§ What you should do: Set the lines down again exactly, first line through the line that contains "124, 126.5, 128];", with no pictures.

§ Entries with chart source code:
┄┄┄┄┄┄
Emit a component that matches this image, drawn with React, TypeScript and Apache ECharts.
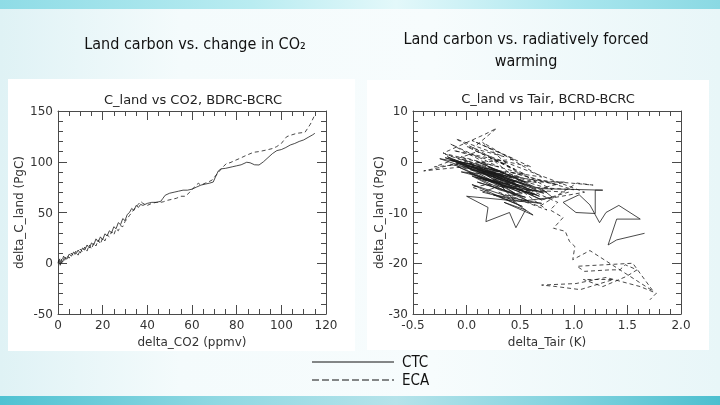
import { useEffect, useRef } from "react";
import * as echarts from "echarts";

// ---- Left panel: land carbon change vs CO2 change ----
const CO2_CTC_X = [0, 0.5, 1, 1.5, 2, 3, 4, 5, 6, 7, 8, 9, 10, 11, 12, 13, 14, 15, 16, 17, 18, 19, 20, 21, 22, 23, 24, 25, 26, 27, 28, 29, 30, 31, 32, 33, 34, 35, 36, 37, 38, 40, 42, 44, 46, 47, 48, 50, 52, 54, 56, 58, 60, 62, 64, 66, 68, 69.5, 70.5, 71.8, 73, 75, 78, 80, 82, 84.5, 86, 88, 90, 92, 94, 96, 98, 100, 102, 104, 106, 108, 110, 112, 114, 115];
const CO2_CTC_Y = [0, 3, -2, 4, 1, 6, 4, 9, 7, 11, 9, 13, 10, 15, 13, 18, 15, 20, 18, 24, 21, 26, 23, 29, 27, 32, 30, 36, 34, 40, 38, 44, 42, 48, 50, 54, 52, 57, 55, 58, 57, 59, 60, 60, 61, 64, 67, 69, 70, 71, 72, 72, 73, 75, 77, 78, 79, 80, 85, 91, 93, 93.5, 95, 96, 97, 99.5, 99, 97, 96.8, 100, 104, 108, 111, 112, 114, 116.5, 118, 120, 121.5, 124, 126.5, 128];

const CO2_ECA_X = [0, 1, 1.5, 2.5, 3, 4, 5, 6, 7, 8, 9, 10, 11, 12, 13, 14, 15, 16, 17, 18, 19, 20, 21, 22, 23, 24, 25, 26, 27, 28, 29, 30, 31, 32, 33, 34, 35, 36, 37, 38, 40, 42, 44, 46, 47.2, 49, 51, 53, 55, 57, 59, 61, 62.8, 64, 66, 67.3, 69, 70.5, 72, 73.5, 75.5, 77, 79, 81.5, 84, 87.5, 90, 93.4, 96, 97.9, 100, 102.4, 104, 106.9, 110.6, 113, 115.1];
const CO2_ECA_Y = [1, 5, 0, 7, 3, 8, 5, 10, 7, 12, 8, 14, 11, 16, 12, 18, 14, 20, 17, 23, 19, 25, 22, 28, 26, 31, 28, 34, 32, 37, 36, 41, 44, 47, 50, 53, 56, 58, 61, 59, 57, 59, 60, 60, 60.6, 62, 63, 64, 66, 66, 70, 75, 78.8, 77, 79, 80, 82, 86, 90, 94, 98.5, 99, 101, 103.4, 106, 109.3, 110, 111.6, 113, 114.9, 118, 124.7, 126, 128, 129, 137, 146.7];

// ---- Right panel: land carbon change vs air temperature change ----
const TAIR_CTC_X = [-0.05, 0.30, -0.20, 0.45, 0.05, -0.25, 0.60, 0.10, 0.35, -0.10, 0.50, 0.00, 0.70, 0.20, -0.05, 0.40, 0.15, 0.65, 0.05, 0.30, 0.55, 0.10, 0.45, 0.05, 0.60, -0.15, 0.42, 0.12, 0.68, 0.02, 0.50, -0.08, 0.35, 0.22, 0.72, 0.08, 0.58, 0.28, -0.18, 0.48, 0.15, 0.65, 0.38, 0.05, 0.52, 0.25, 0.70, 0.00, 0.20, 0.18, 0.40, 0.46, 0.55, 0.35, 0.62, 0.48, 0.25, -0.10, 0.35, 0.10, 0.55, 0.20, 0.75, 0.30, 0.15, 0.50, 0.80, 0.70, 1.27, 1.20, 1.20, 1.02, 0.90, 1.05, 1.15, 1.24, 1.30, 1.42, 1.62, 1.40, 1.32, 1.40, 1.66];
const TAIR_CTC_Y = [0.5, -2.0, 0.8, -4.0, -0.5, 0.6, -5.5, -1.5, -3.0, -0.2, -5.0, -1.0, -7.5, -2.5, -2.0, -4.5, -3.5, -6.5, -2.8, -5.5, -7.0, -4.0, -6.2, -0.8, -4.8, 0.3, -3.2, -1.2, -6.8, -2.2, -6.0, -1.0, -5.2, -1.8, -6.2, -3.0, -7.8, -4.2, 1.0, -4.6, -2.0, -5.2, -6.8, -4.5, -8.8, -6.5, -8.2, -6.8, -9.0, -11.8, -10.0, -13.0, -9.5, -8.0, -10.5, -8.5, -3.0, 0.2, -2.2, 0.0, -4.0, -1.0, -6.0, -4.8, -6.0, -7.8, -7.0, -5.3, -5.6, -5.6, -10.2, -10.0, -8.0, -6.5, -8.5, -12.0, -10.0, -8.6, -11.3, -11.3, -16.4, -15.4, -14.1];

const TAIR_ECA_X = [0.00, -0.40, 0.20, -0.15, 0.30, -0.22, 0.17, 0.28, 0.05, 0.45, -0.10, 0.35, 0.00, 0.55, -0.05, 0.25, 0.65, 0.10, 0.85, 0.40, 1.00, 0.20, 0.05, 0.45, 0.30, 0.75, 0.50, 0.95, 0.70, 1.10, 0.10, -0.30, 0.45, 0.05, 0.60, -0.12, 0.38, 0.15, 0.70, 0.00, 0.50, -0.20, 0.32, 0.80, 0.22, 0.55, 0.12, 0.62, 0.35, 0.92, 0.42, 0.68, 1.03, 1.18, 0.60, 0.15, -0.15, 0.40, 0.85, 0.78, 0.90, 0.81, 0.92, 0.96, 1.01, 0.99, 1.15, 1.74, 1.55, 1.03, 1.10, 1.34, 1.43, 1.48, 1.59, 1.49, 1.27, 1.09, 1.37, 1.06, 0.84, 0.70, 1.02, 1.30, 1.62, 1.77, 1.71];
const TAIR_ECA_Y = [0.0, -1.8, -0.5, 3.5, -1.0, 1.7, 5.4, 6.6, 2.5, -1.5, 4.5, 1.0, 3.0, -2.5, 1.0, -3.5, -4.0, -1.5, -4.5, -2.0, -5.5, -4.5, -5.0, -8.0, -6.0, -9.5, -5.5, -6.0, -7.5, -6.0, 2.0, -1.0, 0.5, 4.2, -1.0, 2.2, -0.5, 3.8, -3.0, -0.8, -3.0, 1.5, -2.5, -5.5, 0.8, -4.8, -3.2, -6.5, -4.0, -4.0, -6.8, -8.8, -4.2, -4.6, -3.5, -2.0, -0.5, -3.8, -8.0, -9.5, -11.0, -13.1, -13.7, -15.7, -16.7, -19.3, -17.5, -25.5, -20.0, -20.6, -21.6, -21.3, -21.3, -20.3, -21.3, -22.6, -24.6, -23.2, -23.2, -25.2, -24.6, -24.3, -24.0, -22.8, -24.6, -25.9, -27.2];

const PLOT_FONT = "'DejaVu Sans', Verdana, sans-serif";
const SLIDE_FONT = "'Liberation Sans Narrow', 'DejaVu Sans Condensed', 'Open Sans', sans-serif";
const AXIS_COLOR = "#4a4a4a";
const LABEL_COLOR = "#333";
const LINE_COLOR = "#1c1c1c";

const zip = (xs: number[], ys: number[]) =>
  xs.slice(0, Math.min(xs.length, ys.length)).map((x, i) => [x, ys[i]]);

function makeAxis(
  gridIndex: number,
  position: string,
  min: number,
  max: number,
  interval: number,
  minorSplit: number,
  showLabels: boolean,
  name: string,
  nameGap: number,
  decimals: number
) {
  return {
    type: "value",
    gridIndex,
    position,
    min,
    max,
    interval,
    axisLine: { show: true, onZero: false, lineStyle: { color: AXIS_COLOR, width: 1 } },
    axisTick: { show: true, inside: true, length: 9, lineStyle: { color: AXIS_COLOR, width: 1 } },
    minorTick: { show: true, splitNumber: minorSplit, length: 5, lineStyle: { color: AXIS_COLOR, width: 1 } },
    splitLine: { show: false },
    minorSplitLine: { show: false },
    axisLabel: {
      show: showLabels,
      color: LABEL_COLOR,
      fontSize: 12,
      fontFamily: PLOT_FONT,
      margin: 5,
      formatter: (v: number) => v.toFixed(decimals),
    },
    name: showLabels ? name : "",
    nameLocation: "middle",
    nameGap,
    nameTextStyle: { color: LABEL_COLOR, fontSize: 12, fontFamily: PLOT_FONT },
  };
}

const lineSeries = (xi: number, yi: number, data: number[][], dashed: boolean) => ({
  type: "line",
  xAxisIndex: xi,
  yAxisIndex: yi,
  data,
  symbol: "none",
  showSymbol: false,
  silent: true,
  lineStyle: { color: LINE_COLOR, width: 0.8, type: dashed ? [4, 3] : "solid" },
});

export default function App() {
  const ref = useRef<HTMLDivElement>(null);

  useEffect(() => {
    if (!ref.current) return;
    const chart = echarts.init(ref.current, undefined, { renderer: "svg" });

    const option = {
      animation: false,
      backgroundColor: "transparent",
      graphic: [
        // slide background
        {
          type: "rect",
          z: -10,
          shape: { x: 0, y: 0, width: 720, height: 405 },
          style: {
            fill: new echarts.graphic.LinearGradient(0, 0, 1, 0, [
              { offset: 0, color: "#dff2f5" },
              { offset: 0.25, color: "#f4fbfc" },
              { offset: 0.6, color: "#f7fcfd" },
              { offset: 1, color: "#e8f6f8" },
            ]),
          },
        },
        {
          type: "rect",
          z: -9,
          shape: { x: 0, y: 0, width: 720, height: 9 },
          style: {
            fill: new echarts.graphic.LinearGradient(0, 0, 1, 0, [
              { offset: 0, color: "#8fdce6" },
              { offset: 0.35, color: "#b9ecf1" },
              { offset: 0.55, color: "#e3f8fa" },
              { offset: 0.8, color: "#a9e6ee" },
              { offset: 1, color: "#8ad9e3" },
            ]),
          },
        },
        {
          type: "rect",
          z: -9,
          shape: { x: 0, y: 396, width: 720, height: 9 },
          style: {
            fill: new echarts.graphic.LinearGradient(0, 0, 1, 0, [
              { offset: 0, color: "#4fc2d2" },
              { offset: 0.3, color: "#8fd8e2" },
              { offset: 0.55, color: "#b5e3ea" },
              { offset: 0.8, color: "#7fd2de" },
              { offset: 1, color: "#4cbfcf" },
            ]),
          },
        },
        // white plot panels
        { type: "rect", z: -8, shape: { x: 8, y: 79, width: 347, height: 272 }, style: { fill: "#ffffff" } },
        { type: "rect", z: -8, shape: { x: 367, y: 80, width: 342, height: 270 }, style: { fill: "#ffffff" } },
        // slide headings
        {
          type: "text",
          x: 195,
          y: 43,
          style: { text: "Land carbon vs. change in CO₂", fill: "#111", font: `16px ${SLIDE_FONT}`, textAlign: "center", textVerticalAlign: "middle" },
        },
        {
          type: "text",
          x: 526,
          y: 38,
          style: { text: "Land carbon vs. radiatively forced", fill: "#111", font: `16px ${SLIDE_FONT}`, textAlign: "center", textVerticalAlign: "middle" },
        },
        {
          type: "text",
          x: 526,
          y: 60,
          style: { text: "warming", fill: "#111", font: `16px ${SLIDE_FONT}`, textAlign: "center", textVerticalAlign: "middle" },
        },
        // plot titles
        {
          type: "text",
          x: 193,
          y: 99,
          style: { text: "C_land vs CO2, BDRC-BCRC", fill: "#222", font: `13px ${PLOT_FONT}`, textAlign: "center", textVerticalAlign: "middle" },
        },
        {
          type: "text",
          x: 548,
          y: 98,
          style: { text: "C_land vs Tair, BCRD-BCRC", fill: "#222", font: `13px ${PLOT_FONT}`, textAlign: "center", textVerticalAlign: "middle" },
        },
        // legend
        { type: "line", shape: { x1: 312, y1: 362, x2: 394, y2: 362 }, style: { stroke: "#111", lineWidth: 1 } },
        {
          type: "text",
          x: 402,
          y: 362,
          style: { text: "CTC", fill: "#111", font: `15px ${SLIDE_FONT}`, textVerticalAlign: "middle" },
        },
        { type: "line", shape: { x1: 312, y1: 380, x2: 394, y2: 380 }, style: { stroke: "#111", lineWidth: 1, lineDash: [7, 3] } },
        {
          type: "text",
          x: 402,
          y: 380,
          style: { text: "ECA", fill: "#111", font: `15px ${SLIDE_FONT}`, textVerticalAlign: "middle" },
        },
      ],
      grid: [
        { left: 58, top: 111, width: 268, height: 203, containLabel: false },
        { left: 413, top: 111, width: 268, height: 203, containLabel: false },
      ],
      xAxis: [
        makeAxis(0, "bottom", 0, 120, 20, 4, true, "delta_CO2 (ppmv)", 15, 0),
        makeAxis(0, "top", 0, 120, 20, 4, false, "", 0, 0),
        makeAxis(1, "bottom", -0.5, 2.0, 0.5, 5, true, "delta_Tair (K)", 15, 1),
        makeAxis(1, "top", -0.5, 2.0, 0.5, 5, false, "", 0, 1),
      ],
      yAxis: [
        makeAxis(0, "left", -50, 150, 50, 5, true, "delta_C_land (PgC)", 33, 0),
        makeAxis(0, "right", -50, 150, 50, 5, false, "", 0, 0),
        makeAxis(1, "left", -30, 10, 10, 5, true, "delta_C_land (PgC)", 28, 0),
        makeAxis(1, "right", -30, 10, 10, 5, false, "", 0, 0),
      ],
      series: [
        lineSeries(0, 0, zip(CO2_CTC_X, CO2_CTC_Y), false),
        lineSeries(0, 0, zip(CO2_ECA_X, CO2_ECA_Y), true),
        lineSeries(2, 2, zip(TAIR_CTC_X, TAIR_CTC_Y), false),
        lineSeries(2, 2, zip(TAIR_ECA_X, TAIR_ECA_Y), true),
      ],
    };

    chart.setOption(option as any);
    return () => chart.dispose();
  }, []);

  return (
    <div
      ref={ref}
      style={{ position: "fixed", left: 0, top: 0, width: 720, height: 405 }}
    />
  );
}
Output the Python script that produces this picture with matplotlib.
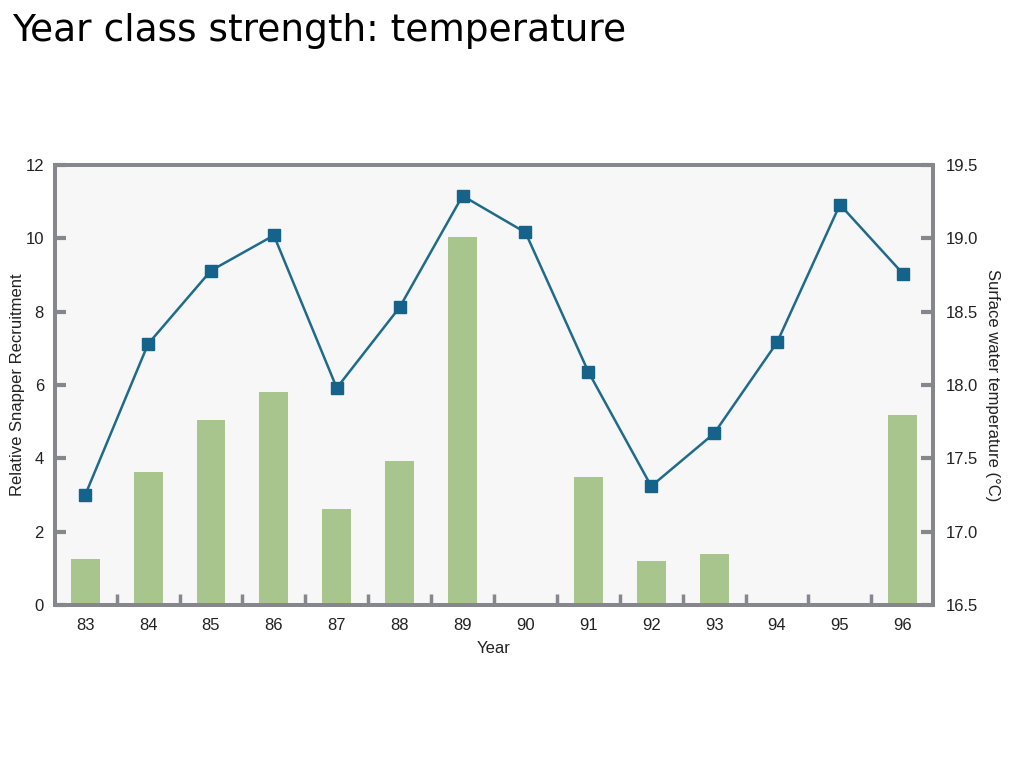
┄┄┄┄┄┄
§ Response to the exercise:
Emit a component that matches this image, drawn with React, TypeScript and Apache ECharts.
import { useEffect, useRef } from "react";
import * as echarts from "echarts";

// ---- Left panel: land carbon change vs CO2 change ----
const CO2_CTC_X = [0, 0.5, 1, 1.5, 2, 3, 4, 5, 6, 7, 8, 9, 10, 11, 12, 13, 14, 15, 16, 17, 18, 19, 20, 21, 22, 23, 24, 25, 26, 27, 28, 29, 30, 31, 32, 33, 34, 35, 36, 37, 38, 40, 42, 44, 46, 47, 48, 50, 52, 54, 56, 58, 60, 62, 64, 66, 68, 69.5, 70.5, 71.8, 73, 75, 78, 80, 82, 84.5, 86, 88, 90, 92, 94, 96, 98, 100, 102, 104, 106, 108, 110, 112, 114, 115];
const CO2_CTC_Y = [0, 3, -2, 4, 1, 6, 4, 9, 7, 11, 9, 13, 10, 15, 13, 18, 15, 20, 18, 24, 21, 26, 23, 29, 27, 32, 30, 36, 34, 40, 38, 44, 42, 48, 50, 54, 52, 57, 55, 58, 57, 59, 60, 60, 61, 64, 67, 69, 70, 71, 72, 72, 73, 75, 77, 78, 79, 80, 85, 91, 93, 93.5, 95, 96, 97, 99.5, 99, 97, 96.8, 100, 104, 108, 111, 112, 114, 116.5, 118, 120, 121.5, 124, 126.5, 128];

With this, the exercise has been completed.